There is an old joke in China that compares Chinese students to American students. Since Chinese was traditionally read up and down, Chinese students nodded in the affirmative as they read. English is read left to right on the other hand and so, American students shook their heads in disagreement while reading. The punch line is that the Chinese student obediently accepts information, while the American student questions it. This behavior spills over into the classroom: Chinese students (and teachers) view class meetings primarily as an opportunity for knowledge transfer. Debates are infrequent and openly questioning a Professor's logic is disrespectful. In my experience, students have been rewarded for memorization over analysis.

Classroom etiquette is not the only impediment to fostering innovative thinking. Another issue is the standard for academic integrity. Over the past four months at a Chinese university, I've observed varying degrees of this issue. Some students turn in assignments with portions copied directly from Wikipedia, hyperlinks still intact. Others pass off lecture slides from other classes as their own work. The most egregious incident that I observed was a presentation that employed a deck prepared by Ogilvy. The only change was that the Ogilvy logo was deleted and replaced with the names of six students. I am not aware of punishment in any of these cases.

These incidents do not demonstrate an ethical failing, in my opinion, but they do reveal that students in some Chinese institutions are not being incentivized to develop original ideas.
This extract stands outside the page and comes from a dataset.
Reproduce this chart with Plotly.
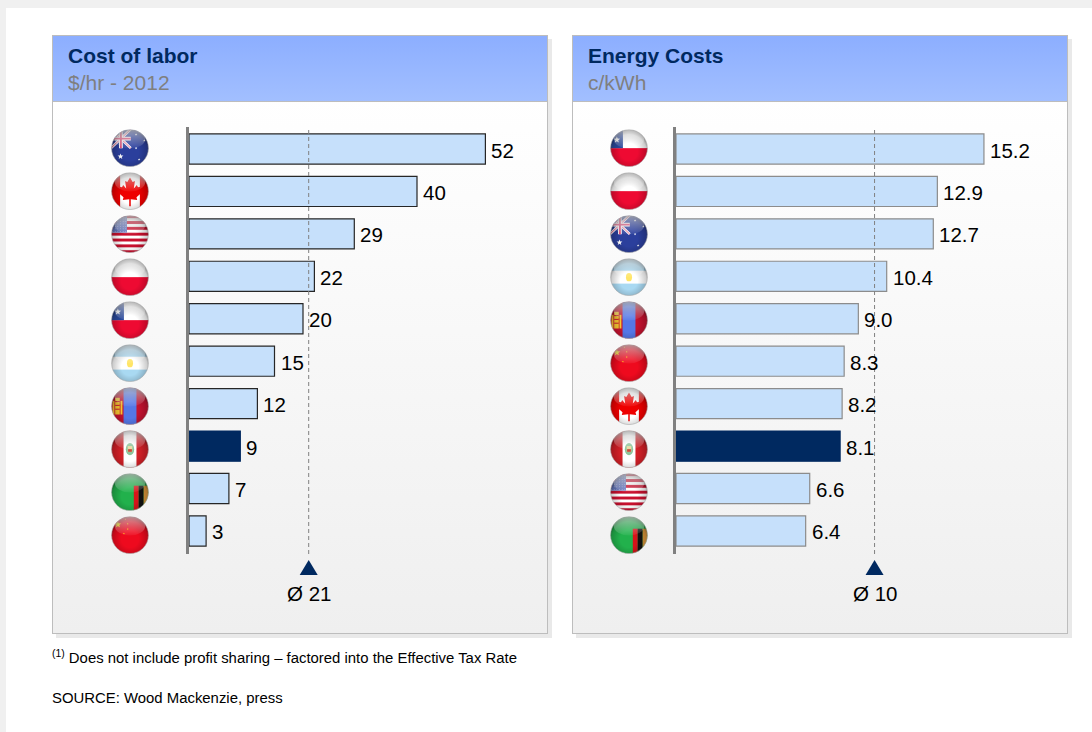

Perhaps the lack of intellectual property protection has not only informed the way that Chinese companies do business, but also the way that some Chinese students complete schoolwork. Another argument can be made that compiling research is an important skill and the Chinese education system simply promotes this capability.

Yet the issue of innovation still looms large. It will be difficult for China to move from an export-driven economy to an economy driven by internal consumption without significant local innovation. The Chinese government is waking up to the fact that it must promote innovation. For instance, the 2011 Five-Year Plan calls for 2.2% of GDP to be spent on research and development. (This is an appropriate level: the U.S. has spent 2+% of GDP on R&D since the 1950s).

But spending alone will not teach China's brightest minds how to think innovatively. Reform in the education system is essential in order to foster imaginative ideas. Perhaps offering a course such as “Innovation & Design,” created by NYU Professor Luke Williams, would help Chinese students understand the process of and conditions for innovation. Most importantly, though, Chinese universities should consider reforming their standards for academic integrity. Manufacturing fake Louis Vuitton handbags may appear, from the perspective of a factory in Guangzhou, to be a sustainable business, but allowing China's emerging workforce to engage in academic fakery will only disadvantage its students and stall its economic goals.